"From my Collection"
Some interesting examples from our collections



As stamp collectors, most of us are probably familiar with the various printing methods employed in stamp production, but these two items of postal stationery from Ceylon to which additional stamps have been added seem to strikingly illustrate the different techniques.


The new definitives issued by Ceylon following its independence in 1948, appeared in the form of two separate and distinctive sets of stamps. The first to appear were six recess-printed pictorial stamps from Bradbury, Wilkinson issued on 4 February 1950 and these were joined by twelve very different photogravure pictorials issued over 1951-54 from the Swiss firm, Courvoisier who were renowned for the quality of their products.


These two postal stationery items bear stamps from these two printers, and show the contrast between the two printing methods as well as with the typograpy method of printing used to produced the impressed stamp on each item - that on the stamped envelope bearing the head of Queen Elizabeth II  seems to me to have an almost "primitive" quality, in marked contrast to the 2 cent Courviosier stamp. I think it was this that caught my eye and caused me to buy the item when browsing a dealer's box one day.
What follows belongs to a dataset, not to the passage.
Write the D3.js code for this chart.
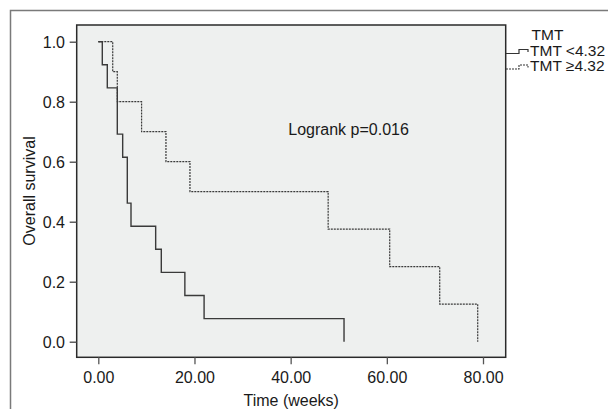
<!DOCTYPE html>
<html><head><meta charset="utf-8">
<script src="https://cdn.jsdelivr.net/npm/d3@7"></script>
<style>body{margin:0;background:#fff}svg{display:block}text{font-family:"Liberation Sans",Arial,sans-serif;fill:#1a1a1a}</style>
</head><body><svg id="c" width="608" height="409"></svg>
<script>
// data
const groupNames = ["TMT <4.32", "TMT \u22654.32"];
const legendTitle = "TMT";
const lowTimes = [0, 0.83, 1.87, 3.95, 5.07, 6.03, 6.8, 11.93, 13.1, 18.0, 22.0, 51.1];
const lowSurv  = [1.0, 0.923, 0.846, 0.692, 0.615, 0.462, 0.385, 0.308, 0.231, 0.154, 0.077, 0.0];
const highTimes = [0, 3.0, 3.95, 9.0, 14.07, 19.06, 47.8, 60.6, 71.0, 78.9];
const highSurv  = [1.0, 0.9, 0.8, 0.7, 0.6, 0.5, 0.375, 0.25, 0.125, 0.0];
const xTicks = [0, 20, 40, 60, 80];
const yTicks = [0, 0.2, 0.4, 0.6, 0.8, 1.0];
const annotation = "Logrank p=0.016";
const xTitle = "Time (weeks)";
const yTitle = "Overall survival";

const svg = d3.select("#c");
const P = {l: 76.7, r: 505.7, t: 25, b: 357.3};
const x = d3.scaleLinear().domain([0, 80]).range([98.3, 483]);
const y = d3.scaleLinear().domain([0, 1]).range([341.7, 41.7]);

// outer frame
svg.append("path").attr("d", "M10.5,409 L10.5,10.5 L608,10.5")
  .attr("fill", "none").attr("stroke", "#7a7a7a").attr("stroke-width", 1.5);

// plot area
svg.append("rect").attr("x", P.l).attr("y", P.t).attr("width", P.r - P.l).attr("height", P.b - P.t)
  .attr("fill", "#eef0ef").attr("stroke", "#2a2a2a").attr("stroke-width", 1.5);

// axes
const ya = svg.append("g").attr("transform", `translate(${P.l},0)`)
  .call(d3.axisLeft(y).tickValues(yTicks).tickFormat(d3.format(".1f")).tickSize(7));
ya.select(".domain").remove();
ya.selectAll("line").attr("stroke", "#444").attr("stroke-width", 1.3);
ya.selectAll("text").attr("x", -11.7).attr("dy", "0.36em").style("font-size", "16px")
  .attr("font-family", null).attr("fill", "#1a1a1a");

const xa = svg.append("g").attr("transform", `translate(0,${P.b})`)
  .call(d3.axisBottom(x).tickValues(xTicks).tickFormat(d3.format(".2f")).tickSize(7));
xa.select(".domain").remove();
xa.selectAll("line").attr("stroke", "#555").attr("stroke-width", 1.3);
xa.selectAll("text").attr("y", 26).attr("dy", 0).style("font-size", "16px")
  .attr("font-family", null).attr("fill", "#1a1a1a");

// curves
const line = d3.line().x(d => x(d[0])).y(d => y(d[1])).curve(d3.curveStepAfter);
const lowPts = lowTimes.map((t, i) => [t, lowSurv[i]]);
const highPts = highTimes.map((t, i) => [t, highSurv[i]]);
svg.append("path").attr("d", line(highPts)).attr("fill", "none")
  .attr("stroke", "#3a3a3a").attr("stroke-width", 1.2).attr("stroke-dasharray", "2,1");
svg.append("path").attr("d", line(lowPts)).attr("fill", "none")
  .attr("stroke", "#3a3a3a").attr("stroke-width", 1.4);

// annotation
svg.append("text").attr("x", 288.3).attr("y", 135).style("font-size", "16px").text(annotation);

// titles
svg.append("text").attr("x", (P.l + P.r) / 2).attr("y", 406).attr("text-anchor", "middle")
  .style("font-size", "16px").text(xTitle);
svg.append("text").attr("transform", "translate(34.5,191) rotate(-90)").attr("text-anchor", "middle")
  .style("font-size", "16px").text(yTitle);

// legend
svg.append("text").attr("x", 531.5).attr("y", 40).style("font-size", "15.5px").text(legendTitle);
const rows = [{y: 55.5, dash: null}, {y: 71, dash: "2,1"}];
rows.forEach((r, i) => {
  const b = r.y - 2;
  svg.append("path")
    .attr("d", `M506,${b} L519,${b} L519,${b - 4} L528,${b - 4} L528,${b - 1.5}`)
    .attr("fill", "none").attr("stroke", "#333").attr("stroke-width", i ? 1.1 : 1.2)
    .attr("stroke-dasharray", r.dash);
  svg.append("text").attr("x", 530).attr("y", r.y).style("font-size", "15.5px").text(groupNames[i]);
});
</script></body></html>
Ceylon PC to DenmasrkIMG_20200629_0007(0
Ceylon 3 cent Queen Elizabeth II Post Card sent from Kandy to Denmark on 18 September 1956. Two 6c Courvoisier stamps have been added to make up the 15 cent foreign postcard rate.
The writer of the card says she is 20 and collects stamps and postcards. She would like to correspond with the lady oin Denmark whose nasme she found from in "Colombo Special" pamphlet.
Ceylon mixed envelopeIMG_20200629_0006(0
Ceylon 10 cent Queen Elizabeth II postal stationery envelope sent from  to London on  12 April 1962.  3 x 4c Waterlow recess-printed stamps and 1 x 3c Courvoisier photogravure stamp have been added to make up the rate.
Like the stamps, this envelope was first released inscribed CEYLON at the top but by this time both had been re-engraved with the main inscriptions in Sinhalese rather than English.